**Instructions for the task:** Every line holding the string "this" should be gathered.

**Records with drawing code:**
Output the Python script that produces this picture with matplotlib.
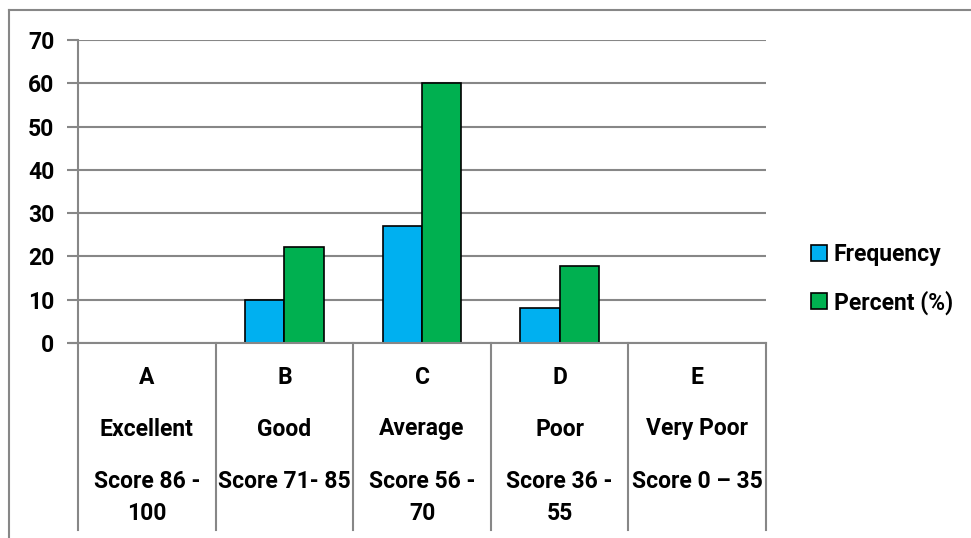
import numpy as np
import matplotlib.pyplot as plt
from matplotlib.lines import Line2D

# Datos del gráfico: categorías en tres niveles y dos series
letters = ["A", "B", "C", "D", "E"]
grades = ["Excellent", "Good", "Average", "Poor", "Very Poor"]
scores = ["Score 86 -\n100", "Score 71- 85", "Score 56 -\n70", "Score 36 -\n55", "Score 0 – 35"]
frequency = [0, 10, 27, 8, 0]
percent = [0, 22.2, 60, 17.8, 0]

blue = "#00B0F0"
green = "#00B050"
grid_col = "#878787"

plt.rcParams["font.family"] = ["Roboto", "DejaVu Sans"]
plt.rcParams["font.weight"] = "bold"
fs = 16.5

fig = plt.figure(figsize=(9.71, 5.38), dpi=100)
W, H = 971, 538
x0, x1, ytop, ybase = 78, 766, 40, 343
ax = fig.add_axes([x0 / W, 1 - ybase / H, (x1 - x0) / W, (ybase - ytop) / H])

x = np.arange(len(letters))
bw = 0.2857
ax.bar(x - bw / 2, frequency, bw, color=blue, edgecolor="black", linewidth=1.2,
       label="Frequency", zorder=3)
ax.bar(x + bw / 2, percent, bw, color=green, edgecolor="black", linewidth=1.2,
       label="Percent (%)", zorder=3)

ax.set_xlim(-0.5, len(letters) - 0.5)
ax.set_ylim(0, 70)
ax.set_yticks(np.arange(0, 71, 10))
ax.yaxis.grid(True, color=grid_col, linewidth=1.5)
ax.set_axisbelow(True)
for s in ["top", "right", "bottom"]:
    ax.spines[s].set_visible(False)
ax.spines["left"].set_color(grid_col)
ax.spines["left"].set_linewidth(1.5)
ax.tick_params(axis="y", length=8, width=1.5, color=grid_col, labelsize=fs, pad=9)
ax.set_xticks([])
for lab in ax.get_yticklabels():
    lab.set_fontweight("bold")

# línea del cero que sobresale a la izquierda
ax.plot([-0.5 - 8 / 137.6, len(letters) - 0.5], [0, 0], color=grid_col, lw=1.5,
        clip_on=False, zorder=4)

# separadores de categorías y etiquetas en tres niveles
trans = ax.get_xaxis_transform()
px = 1 / (ybase - ytop)
for b in np.arange(-0.5, len(letters), 1.0):
    ax.add_line(Line2D([b, b], [0, -(530 - ybase) * px], color=grid_col, lw=1.5,
                       transform=trans, clip_on=False))
for i in range(len(letters)):
    ax.text(i, -(378 - ybase) * px, letters[i], transform=trans, ha="center",
            va="center", fontsize=fs, fontweight="bold")
    ax.text(i, -(429 - ybase) * px, grades[i], transform=trans, ha="center",
            va="center", fontsize=fs, fontweight="bold")
    for k, line in enumerate(scores[i].split("\n")):
        ax.text(i, -(482 + 32 * k - ybase) * px, line, transform=trans,
                ha="center", va="center", fontsize=fs, fontweight="bold")

# leyenda a la derecha
leg = fig.legend(loc="center left", bbox_to_anchor=(790 / W, 1 - 279 / H),
                 frameon=False, fontsize=fs, handlelength=0.7, handleheight=0.7,
                 handletextpad=0.3, labelspacing=1.05)
for t in leg.get_texts():
    t.set_fontweight("bold")
for h in leg.legend_handles:
    h.set_edgecolor("black")

# borde del área del gráfico
fig.add_artist(Line2D([9 / W, 9 / W], [0, 1 - 10 / H], color=grid_col, lw=1.5))
fig.add_artist(Line2D([9 / W, 1], [1 - 10 / H, 1 - 10 / H], color=grid_col, lw=1.5))

fig.savefig("out.png", dpi=100)
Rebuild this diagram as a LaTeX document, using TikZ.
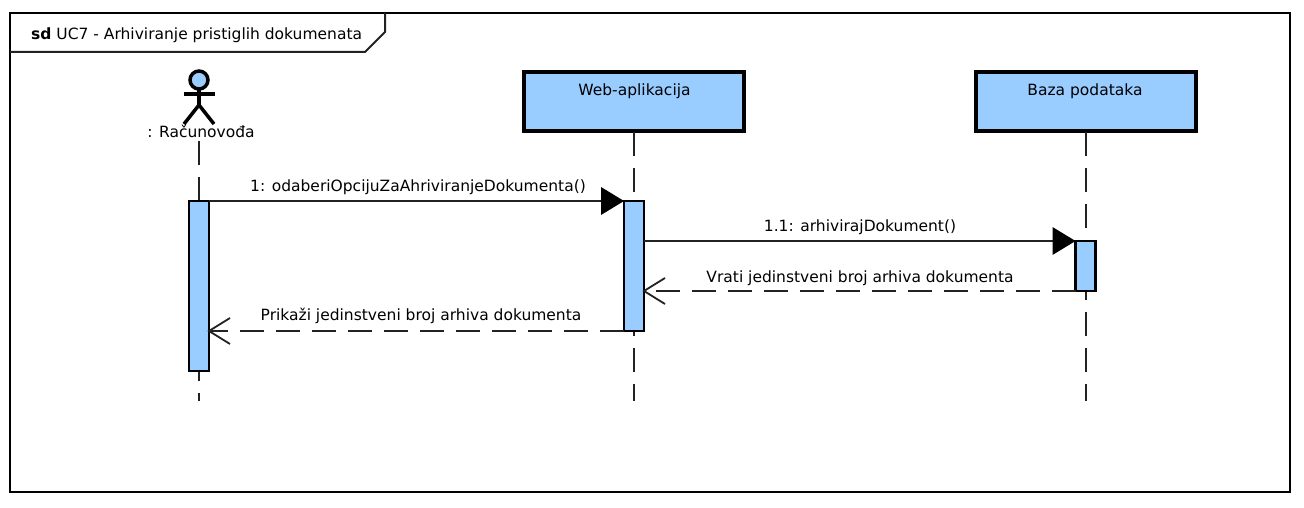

**Exercise solution:**
Output the Python script that produces this picture with matplotlib.
Rebuild this diagram as a LaTeX document, using TikZ.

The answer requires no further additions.